I am looking to hear from Geneos user whether or not you use the geneos tool contained in cordial. I would like to hear about how you use Linux user account with respect to Geneos and individual components.
At the moment, mainly because of the way I organically developed the early versions, there is a bit of a mess under-the-hood in the handling of the program run as root. The initial idea was to protect the user from accidentally doing things as root when they actually meant to be a normal user, so the code checks in various places if you are either super user and/or running in a sudo session.
There are some functions that I cannot actually recall the precise behaviour for in these circumstances and in reviewing the code I thought it best to ask for input from others.
I know of at least one user who runs all their Geneos estate as root, but this is less common in general. And often frowned upon.
The dangers are, for example, if you unintentionally start a component as root then files can be created owned by root which the normal user then may not be able to delete and/or their later invocations of a component may fail. One example is a Gateway that creates or updates the cache/ directory.
The current functionality relies on the Geneos environment having a default user in the configuration (geneos init ...

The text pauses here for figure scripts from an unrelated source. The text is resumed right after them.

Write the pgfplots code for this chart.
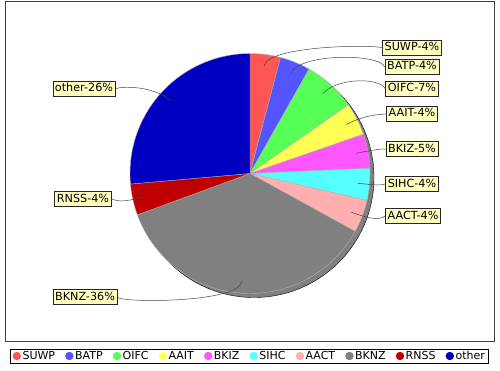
\documentclass[border=0pt]{standalone}
\usepackage{pgfplots}
\pgfplotsset{compat=1.18}
\usepackage{pgfplotstable}
\usepackage{fontspec}
\setmainfont{DejaVu Sans}
\definecolor{sSUWP}{RGB}{255,85,85}
\definecolor{sBATP}{RGB}{85,85,255}
\definecolor{sOIFC}{RGB}{85,255,85}
\definecolor{sAAIT}{RGB}{255,255,85}
\definecolor{sBKIZ}{RGB}{255,85,255}
\definecolor{sSIHC}{RGB}{85,255,255}
\definecolor{sAACT}{RGB}{255,175,175}
\definecolor{sBKNZ}{RGB}{128,128,128}
\definecolor{sRNSS}{RGB}{192,0,0}
\definecolor{sother}{RGB}{0,0,192}
\definecolor{lblbg}{RGB}{255,255,192}
\definecolor{linkc}{RGB}{70,70,70}

% pie slices: value and cumulative start in percent, label centre in pixels
\pgfplotstableread{
idx name  value start pct col    lx  ly  anc  cx  cy
0   SUWP  4.1   0.0   4   sSUWP  412 48  west 250 196.5
1   BATP  4.1   4.1   4   sBATP  412 67  west 250 196.5
2   OIFC  7.1   8.2   7   sOIFC  412 89  west 250 196.5
3   AAIT  4.4   15.3  4   sAAIT  412 114 west 250 196.5
4   BKIZ  4.6   19.7  5   sBKIZ  412 149 west 250 196.5
5   SIHC  4.3   24.3  4   sSIHC  412 184 west 250 196.5
6   AACT  4.4   28.6  4   sAACT  413 216 west 250 196.5
7   BKNZ  36.4  33.0  36  sBKNZ  85  297 east 250 196.5
8   RNSS  4.2   69.4  4   sRNSS  83  199 east 250 196.5
9   other 26.4  73.6  26  sother 84  89  east 250 196.5
}\slices

\newcommand\getslice[2]{\pgfplotstablegetelem{\pgfplotspointmeta}{#1}\of\slices\let#2\pgfplotsretval}

\begin{document}
\begin{tikzpicture}
\useasboundingbox (0,0) rectangle (500pt,370pt);
\begin{axis}[
  at={(0,0)}, anchor=south west,
  width=500pt, height=370pt, scale only axis,
  xmin=0, xmax=500, ymin=0, ymax=370,
  hide axis, clip=false,
  legend columns=10,
  legend style={at={(axis cs:249.5,14)}, anchor=center, draw=black, line width=0.8pt,
    fill=white, inner xsep=2pt, inner ysep=1pt,
    font=\fontsize{11}{13}\selectfont,
    nodes={inner xsep=1.5pt, inner ysep=1pt},
    /tikz/every even column/.append style={column sep=8.6pt}},
  legend image code/.code={\fill[#1, draw=none] (4.5pt,0pt) circle (4.2pt);},
]
% frame
\draw[black!75, line width=1pt] (axis cs:5,368) rectangle (axis cs:494,29);

% shadow of the pie
\addplot[forget plot, only marks, mark=*, mark size=120pt,
  mark options={fill=gray, draw=none}] coordinates {(254,192.5)};

% slices, links and labels
\addplot[forget plot, scatter, only marks, mark=*, mark size=0pt,
  point meta=explicit symbolic,
  scatter/@pre marker code/.code={%
    \getslice{value}\valv
    \getslice{start}\startv
    \getslice{pct}\pctv
    \getslice{col}\colv
    \getslice{name}\namev
    \getslice{lx}\lxv
    \getslice{ly}\lyv
    \getslice{anc}\ancv
    \pgfmathsetmacro\aone{90-3.6*\startv}%
    \pgfmathsetmacro\atwo{90-3.6*(\startv+\valv)}%
    \pgfmathsetmacro\amid{90-3.6*(\startv+\valv/2)}%
    \pgfmathsetmacro\ldx{\lxv-250}%
    \pgfmathsetmacro\ldy{173.5-\lyv}%
    \pgfmathsetmacro\sgn{cos(\amid)>0 ? 1 : -1}%
    \pgfmathsetmacro\ancx{\sgn*130}%
    \pgfmathsetmacro\elby{130*sin(\amid)}%
    \fill[fill=\colv, draw=black!30, line width=0.4pt]
      (0pt,0pt) -- (\aone:120pt) arc[start angle=\aone, end angle=\atwo, radius=120pt] -- cycle;
    \node[fill=lblbg, draw=black!85, line width=0.5pt, inner xsep=2.2pt, inner ysep=2pt,
      text height=8.4pt, text depth=2.4pt, font=\fontsize{11.2}{13}\selectfont]
      (L) at (\ldx pt,\ldy pt) {\namev-\pctv\%};
    \draw[linkc, line width=0.5pt] (L.\ancv) .. controls (\ancx pt,\elby pt) and (\amid:130pt) .. (\amid:108pt);
  },
  scatter/@post marker code/.code={},
] table[x=cx, y=cy, meta=idx] {\slices};

\addlegendimage{fill=sSUWP}\addlegendentry{SUWP}
\addlegendimage{fill=sBATP}\addlegendentry{BATP}
\addlegendimage{fill=sOIFC}\addlegendentry{OIFC}
\addlegendimage{fill=sAAIT}\addlegendentry{AAIT}
\addlegendimage{fill=sBKIZ}\addlegendentry{BKIZ}
\addlegendimage{fill=sSIHC}\addlegendentry{SIHC}
\addlegendimage{fill=sAACT}\addlegendentry{AACT}
\addlegendimage{fill=sBKNZ}\addlegendentry{BKNZ}
\addlegendimage{fill=sRNSS}\addlegendentry{RNSS}
\addlegendimage{fill=sother}\addlegendentry{other}
\end{axis}
\end{tikzpicture}
\end{document}
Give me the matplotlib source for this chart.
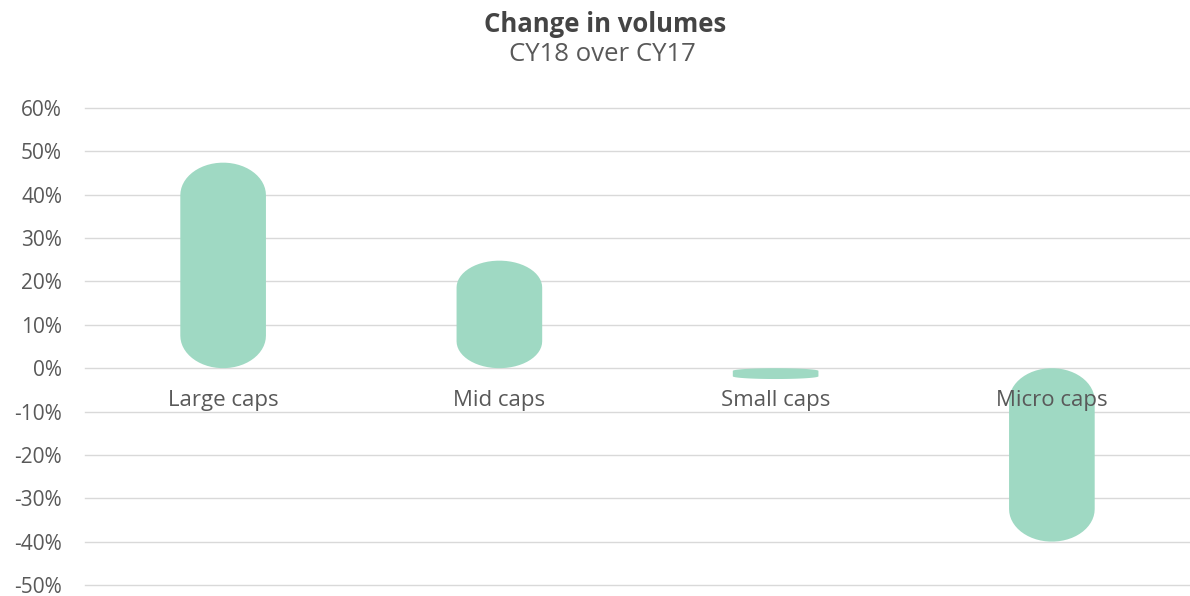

) but then each instance can also have it’s own user so that functionality from the older Best Practice scripts is maintained. If run as root then the program tries to ensure new files are created as the default user and that instances are started under the same user account.
There are some cases where this doesn’t work (on the local system) as expected and then there are the features that allow remote management over SSH, where each remote host has a configured username for the remote. It gets a little more complex if the “global” remote user is different to that on a specific component.
Now, specifics:
- Should the
geneos
tool (as opposed to the Geneos product) support running generally as root or specific instances as root. The latter is almost a requirement as certain plugins require elevated privileges to run (X-*, trapmon and maybe more). - How should this be achieved on remote systems? Remote access directly as root is almost entirely forbidden in all but the most experimental networks. Will executing remote sudo (or some configurable binary name) be enough?
- What else needs to be considered
- How do you do this in your environments, if you have mixed user deployments of Geneos components?